The lines from the top of the material through the line with "(bmRight) -- (bcmLeft);" are to be set down exactly. Leave the pictures out.
— start of Supplied data —
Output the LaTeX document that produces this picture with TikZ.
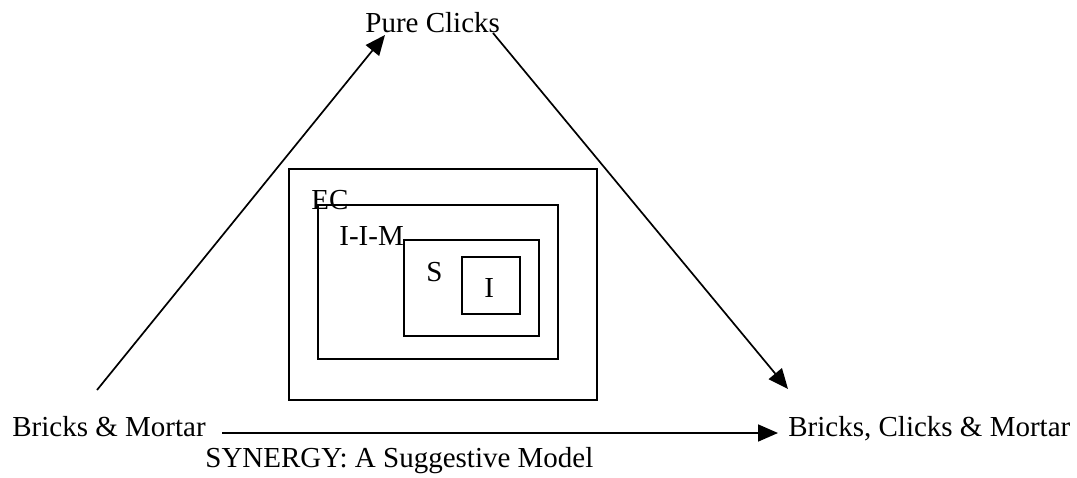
\documentclass[tikz,border=0pt]{standalone}
\usepackage{fontspec}
\setmainfont{Liberation Serif}
\usetikzlibrary{arrows.meta}
\begin{document}
\begin{tikzpicture}[x=0.5pt,y=-0.5pt,
  label/.style={inner sep=0pt,anchor=base west,font=\fontsize{14.5}{17}\selectfont},
  frame/.style={draw,line width=0.85pt},
  arr/.style={line width=0.85pt,-{Triangle[length=10pt,width=8.5pt]}}]
\useasboundingbox (0,0) rectangle (1077,477);

% corner labels
\node[label] (pc)  at (365,32)  {Pure Clicks};
\node[label] (bm)  at (12,436)  {Bricks \& Mortar};
\node[label] (bcm) at (788,436) {Bricks, Clicks \& Mortar};
\node[label] (syn) at (205,467) {SYNERGY: A Suggestive Model};

% connector end points beside the labels
\coordinate (bmUp)    at (97,390);
\coordinate (pcLeft)  at (385,35);
\coordinate (pcRight) at (493,33);
\coordinate (bcmUp)   at (788,389);
\coordinate (bmRight) at (222,433);
\coordinate (bcmLeft) at (778,433);

\draw[arr] (bmUp) -- (pcLeft);
\draw[arr] (pcRight) -- (bcmUp);
\draw[arr] (bmRight) -- (bcmLeft);

% nested boxes
\draw[frame] (289,169) rectangle (597,400);
\draw[frame] (318,205) rectangle (558,359);
\draw[frame] (404,240) rectangle (539,336);
\draw[frame] (462,257) rectangle (520,314);

\node[label] (ec)  at (311,209) {EC};
\node[label] (iim) at (339,245) {I-I-M};
\node[label] (s)   at (426,281) {S};
\node[label] (i)   at (484,297) {I};
\end{tikzpicture}
\end{document}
— end of Supplied data —
Worked solution.
Output the LaTeX document that produces this picture with TikZ.
\documentclass[tikz,border=0pt]{standalone}
\usepackage{fontspec}
\setmainfont{Liberation Serif}
\usetikzlibrary{arrows.meta}
\begin{document}
\begin{tikzpicture}[x=0.5pt,y=-0.5pt,
  label/.style={inner sep=0pt,anchor=base west,font=\fontsize{14.5}{17}\selectfont},
  frame/.style={draw,line width=0.85pt},
  arr/.style={line width=0.85pt,-{Triangle[length=10pt,width=8.5pt]}}]
\useasboundingbox (0,0) rectangle (1077,477);

% corner labels
\node[label] (pc)  at (365,32)  {Pure Clicks};
\node[label] (bm)  at (12,436)  {Bricks \& Mortar};
\node[label] (bcm) at (788,436) {Bricks, Clicks \& Mortar};
\node[label] (syn) at (205,467) {SYNERGY: A Suggestive Model};

% connector end points beside the labels
\coordinate (bmUp)    at (97,390);
\coordinate (pcLeft)  at (385,35);
\coordinate (pcRight) at (493,33);
\coordinate (bcmUp)   at (788,389);
\coordinate (bmRight) at (222,433);
\coordinate (bcmLeft) at (778,433);

\draw[arr] (bmUp) -- (pcLeft);
\draw[arr] (pcRight) -- (bcmUp);
\draw[arr] (bmRight) -- (bcmLeft);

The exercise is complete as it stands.